At the forefront of quantum research and education
PME’s PhD program joins a robust ecosystem of quantum education and research at the University and its affiliated national labs. Faculty from multiple departments and institutes conduct work in the field, including Pritzker Molecular Engineering, the James Franck Institute, the Department of Physics, and the Department of Chemistry, as do scientists at Argonne and Fermilab. Many are also engaged in the Chicago Quantum Exchange, an intellectual hub spanning academia, national labs, and numerous industry partners.
Additionally, two of five national quantum centers are located at national laboratories managed by the University. Q-NEXT, based at Argonne, focuses on developing the science and technology to control and distribute quantum information. Fermilab’s Superconducting Quantum Materials and Systems Center (SQMS) aims to build and deploy a beyond-state-of-the-art quantum computer based on superconducting technologies. The University also boasts relationships with two National Science Foundation quantum leap institutes: the NSF Quantum Leap Challenge Institute for Quantum Sensing for Biophysics and Bioengineering and the NSF Quantum Leap Challenge Institute for Hybrid Quantum Architectures and Networks.

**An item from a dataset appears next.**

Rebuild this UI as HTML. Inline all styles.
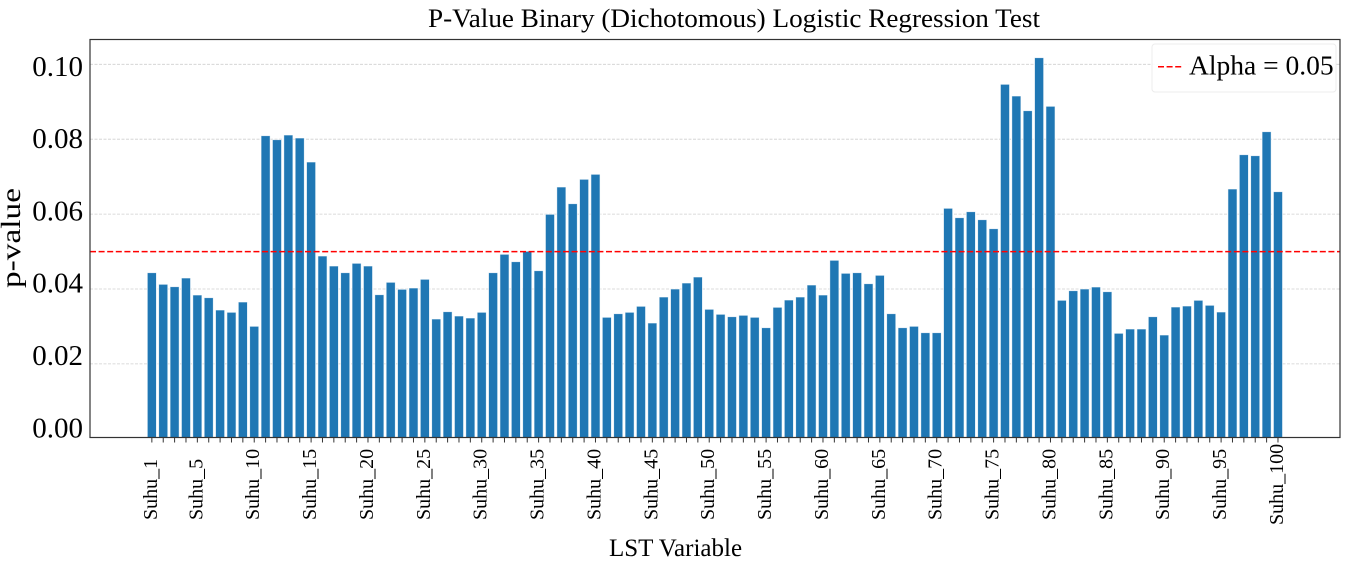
<!DOCTYPE html>
<html>
<head>
<meta charset="utf-8">
<style>
html,body{margin:0;padding:0;background:#fff;}
svg{display:block;}
text{font-family:"Liberation Serif","Times New Roman",serif;fill:#000;}
</style>
</head>
<body>
<svg width="1347" height="565" viewBox="0 0 1347 565" xmlns="http://www.w3.org/2000/svg">
<rect x="0" y="0" width="1347" height="565" fill="#fff"/>
<text x="734" y="27" font-size="26.5" text-anchor="middle" textLength="612" lengthAdjust="spacingAndGlyphs">P-Value Binary (Dichotomous) Logistic Regression Test</text>
<g stroke="#cfcfcf" stroke-width="0.8" stroke-dasharray="3,1.5">
<line x1="90" y1="64.3" x2="1340" y2="64.3"/>
<line x1="90" y1="139.2" x2="1340" y2="139.2"/>
<line x1="90" y1="214.1" x2="1340" y2="214.1"/>
<line x1="90" y1="289.0" x2="1340" y2="289.0"/>
<line x1="90" y1="363.9" x2="1340" y2="363.9"/>
</g>
<g fill="#1f77b4" stroke="#ffffff" stroke-width="0.8" stroke-opacity="0.75">
<rect x="147.30" y="272.7" width="9.1" height="165.3"/>
<rect x="158.68" y="284.3" width="9.1" height="153.7"/>
<rect x="170.05" y="286.7" width="9.1" height="151.3"/>
<rect x="181.43" y="278" width="9.1" height="160"/>
<rect x="192.80" y="295" width="9.1" height="143"/>
<rect x="204.18" y="297.7" width="9.1" height="140.3"/>
<rect x="215.55" y="310" width="9.1" height="128"/>
<rect x="226.93" y="312.3" width="9.1" height="125.7"/>
<rect x="238.30" y="302" width="9.1" height="136"/>
<rect x="249.68" y="326.3" width="9.1" height="111.7"/>
<rect x="261.05" y="135.7" width="9.1" height="302.3"/>
<rect x="272.43" y="139.7" width="9.1" height="298.3"/>
<rect x="283.80" y="135" width="9.1" height="303"/>
<rect x="295.18" y="138" width="9.1" height="300"/>
<rect x="306.55" y="162" width="9.1" height="276"/>
<rect x="317.93" y="256" width="9.1" height="182"/>
<rect x="329.30" y="266" width="9.1" height="172"/>
<rect x="340.68" y="272.7" width="9.1" height="165.3"/>
<rect x="352.05" y="263.3" width="9.1" height="174.7"/>
<rect x="363.43" y="266" width="9.1" height="172"/>
<rect x="374.80" y="294.7" width="9.1" height="143.3"/>
<rect x="386.18" y="282.3" width="9.1" height="155.7"/>
<rect x="397.55" y="289.3" width="9.1" height="148.7"/>
<rect x="408.93" y="288" width="9.1" height="150"/>
<rect x="420.30" y="279.3" width="9.1" height="158.7"/>
<rect x="431.68" y="319" width="9.1" height="119"/>
<rect x="443.05" y="311.7" width="9.1" height="126.3"/>
<rect x="454.43" y="316" width="9.1" height="122"/>
<rect x="465.80" y="318" width="9.1" height="120"/>
<rect x="477.18" y="312.3" width="9.1" height="125.7"/>
<rect x="488.55" y="272.7" width="9.1" height="165.3"/>
<rect x="499.93" y="254.3" width="9.1" height="183.7"/>
<rect x="511.30" y="261.7" width="9.1" height="176.3"/>
<rect x="522.68" y="251.3" width="9.1" height="186.7"/>
<rect x="534.05" y="270.7" width="9.1" height="167.3"/>
<rect x="545.43" y="214.3" width="9.1" height="223.7"/>
<rect x="556.80" y="187" width="9.1" height="251"/>
<rect x="568.18" y="203.7" width="9.1" height="234.3"/>
<rect x="579.55" y="179.3" width="9.1" height="258.7"/>
<rect x="590.93" y="174.3" width="9.1" height="263.7"/>
<rect x="602.30" y="317.3" width="9.1" height="120.7"/>
<rect x="613.68" y="313.7" width="9.1" height="124.3"/>
<rect x="625.05" y="312.3" width="9.1" height="125.7"/>
<rect x="636.43" y="306.3" width="9.1" height="131.7"/>
<rect x="647.80" y="323" width="9.1" height="115"/>
<rect x="659.18" y="297" width="9.1" height="141"/>
<rect x="670.55" y="289" width="9.1" height="149"/>
<rect x="681.93" y="283" width="9.1" height="155"/>
<rect x="693.30" y="277" width="9.1" height="161"/>
<rect x="704.68" y="309.3" width="9.1" height="128.7"/>
<rect x="716.05" y="314.3" width="9.1" height="123.7"/>
<rect x="727.43" y="316.7" width="9.1" height="121.3"/>
<rect x="738.80" y="315.3" width="9.1" height="122.7"/>
<rect x="750.18" y="317.3" width="9.1" height="120.7"/>
<rect x="761.55" y="327.7" width="9.1" height="110.3"/>
<rect x="772.93" y="307.3" width="9.1" height="130.7"/>
<rect x="784.30" y="300" width="9.1" height="138"/>
<rect x="795.68" y="297" width="9.1" height="141"/>
<rect x="807.05" y="285" width="9.1" height="153"/>
<rect x="818.43" y="295" width="9.1" height="143"/>
<rect x="829.80" y="260.3" width="9.1" height="177.7"/>
<rect x="841.18" y="273.3" width="9.1" height="164.7"/>
<rect x="852.55" y="272.7" width="9.1" height="165.3"/>
<rect x="863.93" y="283.7" width="9.1" height="154.3"/>
<rect x="875.30" y="275.3" width="9.1" height="162.7"/>
<rect x="886.68" y="313.7" width="9.1" height="124.3"/>
<rect x="898.05" y="327.7" width="9.1" height="110.3"/>
<rect x="909.43" y="326.3" width="9.1" height="111.7"/>
<rect x="920.80" y="332.7" width="9.1" height="105.3"/>
<rect x="932.18" y="332.7" width="9.1" height="105.3"/>
<rect x="943.55" y="208.3" width="9.1" height="229.7"/>
<rect x="954.93" y="217.7" width="9.1" height="220.3"/>
<rect x="966.30" y="211.7" width="9.1" height="226.3"/>
<rect x="977.68" y="219.7" width="9.1" height="218.3"/>
<rect x="989.05" y="228.7" width="9.1" height="209.3"/>
<rect x="1000.43" y="84.3" width="9.1" height="353.7"/>
<rect x="1011.80" y="96" width="9.1" height="342"/>
<rect x="1023.18" y="110.7" width="9.1" height="327.3"/>
<rect x="1034.55" y="57.7" width="9.1" height="380.3"/>
<rect x="1045.93" y="106.3" width="9.1" height="331.7"/>
<rect x="1057.30" y="300.3" width="9.1" height="137.7"/>
<rect x="1068.68" y="290.7" width="9.1" height="147.3"/>
<rect x="1080.05" y="289" width="9.1" height="149"/>
<rect x="1091.43" y="287" width="9.1" height="151"/>
<rect x="1102.80" y="291.7" width="9.1" height="146.3"/>
<rect x="1114.18" y="333.3" width="9.1" height="104.7"/>
<rect x="1125.55" y="329" width="9.1" height="109"/>
<rect x="1136.93" y="329" width="9.1" height="109"/>
<rect x="1148.30" y="316.7" width="9.1" height="121.3"/>
<rect x="1159.68" y="335" width="9.1" height="103"/>
<rect x="1171.05" y="307" width="9.1" height="131"/>
<rect x="1182.43" y="306" width="9.1" height="132"/>
<rect x="1193.80" y="300.3" width="9.1" height="137.7"/>
<rect x="1205.18" y="305.3" width="9.1" height="132.7"/>
<rect x="1216.55" y="312" width="9.1" height="126"/>
<rect x="1227.93" y="189" width="9.1" height="249"/>
<rect x="1239.30" y="154.7" width="9.1" height="283.3"/>
<rect x="1250.68" y="155.7" width="9.1" height="282.3"/>
<rect x="1262.05" y="131.7" width="9.1" height="306.3"/>
<rect x="1273.43" y="191.7" width="9.1" height="246.3"/>
</g>
<line x1="90" y1="251.6" x2="1340" y2="251.6" stroke="#ff0000" stroke-width="1.5" stroke-dasharray="6,2.6"/>
<rect x="1152" y="44" width="184" height="48" rx="3" ry="3" fill="#fff" fill-opacity="0.9" stroke="#ececec" stroke-width="1"/>
<line x1="1158" y1="66.7" x2="1183" y2="66.7" stroke="#ff0000" stroke-width="1.5" stroke-dasharray="6,2.6"/>
<text x="1189" y="74.5" font-size="27.5">Alpha = 0.05</text>
<rect x="90" y="39.5" width="1250" height="398" fill="none" stroke="#333" stroke-width="1.2"/>
<path stroke="#333" stroke-width="1" fill="none" d="M151.85 438v4.5M163.23 438v4.5M174.6 438v4.5M185.98 438v4.5M197.35 438v4.5M208.73 438v4.5M220.1 438v4.5M231.48 438v4.5M242.85 438v4.5M254.23 438v4.5M265.6 438v4.5M276.98 438v4.5M288.35 438v4.5M299.73 438v4.5M311.1 438v4.5M322.48 438v4.5M333.85 438v4.5M345.23 438v4.5M356.6 438v4.5M367.98 438v4.5M379.35 438v4.5M390.73 438v4.5M402.1 438v4.5M413.48 438v4.5M424.85 438v4.5M436.23 438v4.5M447.6 438v4.5M458.98 438v4.5M470.35 438v4.5M481.73 438v4.5M493.1 438v4.5M504.48 438v4.5M515.85 438v4.5M527.23 438v4.5M538.6 438v4.5M549.98 438v4.5M561.35 438v4.5M572.73 438v4.5M584.1 438v4.5M595.48 438v4.5M606.85 438v4.5M618.23 438v4.5M629.6 438v4.5M640.98 438v4.5M652.35 438v4.5M663.73 438v4.5M675.1 438v4.5M686.48 438v4.5M697.85 438v4.5M709.23 438v4.5M720.6 438v4.5M731.98 438v4.5M743.35 438v4.5M754.73 438v4.5M766.1 438v4.5M777.48 438v4.5M788.85 438v4.5M800.23 438v4.5M811.6 438v4.5M822.98 438v4.5M834.35 438v4.5M845.73 438v4.5M857.1 438v4.5M868.48 438v4.5M879.85 438v4.5M891.23 438v4.5M902.6 438v4.5M913.98 438v4.5M925.35 438v4.5M936.73 438v4.5M948.1 438v4.5M959.48 438v4.5M970.85 438v4.5M982.23 438v4.5M993.6 438v4.5M1004.98 438v4.5M1016.35 438v4.5M1027.73 438v4.5M1039.1 438v4.5M1050.48 438v4.5M1061.85 438v4.5M1073.23 438v4.5M1084.6 438v4.5M1095.98 438v4.5M1107.35 438v4.5M1118.73 438v4.5M1130.1 438v4.5M1141.48 438v4.5M1152.85 438v4.5M1164.23 438v4.5M1175.6 438v4.5M1186.98 438v4.5M1198.35 438v4.5M1209.73 438v4.5M1221.1 438v4.5M1232.48 438v4.5M1243.85 438v4.5M1255.23 438v4.5M1266.6 438v4.5M1277.98 438v4.5"/>
<g font-size="20">
<text transform="translate(156.85,520) rotate(-90)">Suhu_1</text>
<text transform="translate(202.35,520) rotate(-90)">Suhu_5</text>
<text transform="translate(259.23,520) rotate(-90)">Suhu_10</text>
<text transform="translate(316.1,520) rotate(-90)">Suhu_15</text>
<text transform="translate(372.98,520) rotate(-90)">Suhu_20</text>
<text transform="translate(429.85,520) rotate(-90)">Suhu_25</text>
<text transform="translate(486.73,520) rotate(-90)">Suhu_30</text>
<text transform="translate(543.6,520) rotate(-90)">Suhu_35</text>
<text transform="translate(600.48,520) rotate(-90)">Suhu_40</text>
<text transform="translate(657.35,520) rotate(-90)">Suhu_45</text>
<text transform="translate(714.23,520) rotate(-90)">Suhu_50</text>
<text transform="translate(771.1,520) rotate(-90)">Suhu_55</text>
<text transform="translate(827.98,520) rotate(-90)">Suhu_60</text>
<text transform="translate(884.85,520) rotate(-90)">Suhu_65</text>
<text transform="translate(941.73,520) rotate(-90)">Suhu_70</text>
<text transform="translate(998.6,520) rotate(-90)">Suhu_75</text>
<text transform="translate(1055.48,520) rotate(-90)">Suhu_80</text>
<text transform="translate(1112.35,520) rotate(-90)">Suhu_85</text>
<text transform="translate(1169.23,520) rotate(-90)">Suhu_90</text>
<text transform="translate(1226.1,520) rotate(-90)">Suhu_95</text>
<text transform="translate(1282.98,525) rotate(-90)">Suhu_100</text>
</g>
<g font-size="29" text-anchor="end">
<text x="83" y="437.3">0.00</text>
<text x="83" y="365">0.02</text>
<text x="83" y="292.7">0.04</text>
<text x="83" y="220.4">0.06</text>
<text x="83" y="148.1">0.08</text>
<text x="83" y="75.8">0.10</text>
</g>
<text transform="translate(20,288) rotate(-90)" font-size="27" textLength="100" lengthAdjust="spacingAndGlyphs">p-value</text>
<text x="675.5" y="556" font-size="25" text-anchor="middle">LST Variable</text>
</svg>
</body>
</html>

Duality, the nation’s first quantum incubator dedicated exclusively to accelerating companies focused on quantum science and engineering, is housed at the University. And UChicago and Harvard University’s Quantum Information Science and Engineering Network (QISE-NET) provides funding and industry and academic mentors to select graduate students for three years.
“The University, Argonne and Fermilab have positioned the Chicagoland area as a major player in the global competition to develop quantum information technologies,” said Paul Alivisatos, University president and John D. MacArthur Distinguished Service Professor. “As quantum technology moves closer to reality, we will need scientists and engineers trained in the field to lead its implementation into society. PME’s quantum science and engineering doctoral program will give us a central role in the development of that workforce.”
In addition to its PhD program, PME has committed to spreading the opportunities of quantum engineering and STEM fields to the broader community through novel outreach programs for students from elementary school to college. For instance, its TeachQuantum program, which welcomed its first cohort in 2021, immerses high school teachers in quantum science and helps them develop quantum lessons for the classroom. And PME’s undergraduate research experience program brings students enrolled in non-research institutions from across the country to work directly with PME faculty, including its quantum labs.
“The impact that quantum technology will have — on communications, sensing, and information security — is monumental,” said Juan de Pablo, vice president for national laboratories, science strategy, innovation, and global initiatives; Liew Family professor of Molecular Engineering, and senior scientist at Argonne National Laboratory. “To realize such opportunities, we must equip today’s students with the strongest possible education in all aspects of science and engineering. That is what this program represents, it’s the immersive experience and in-depth training for students who want to lead the future of quantum technology.”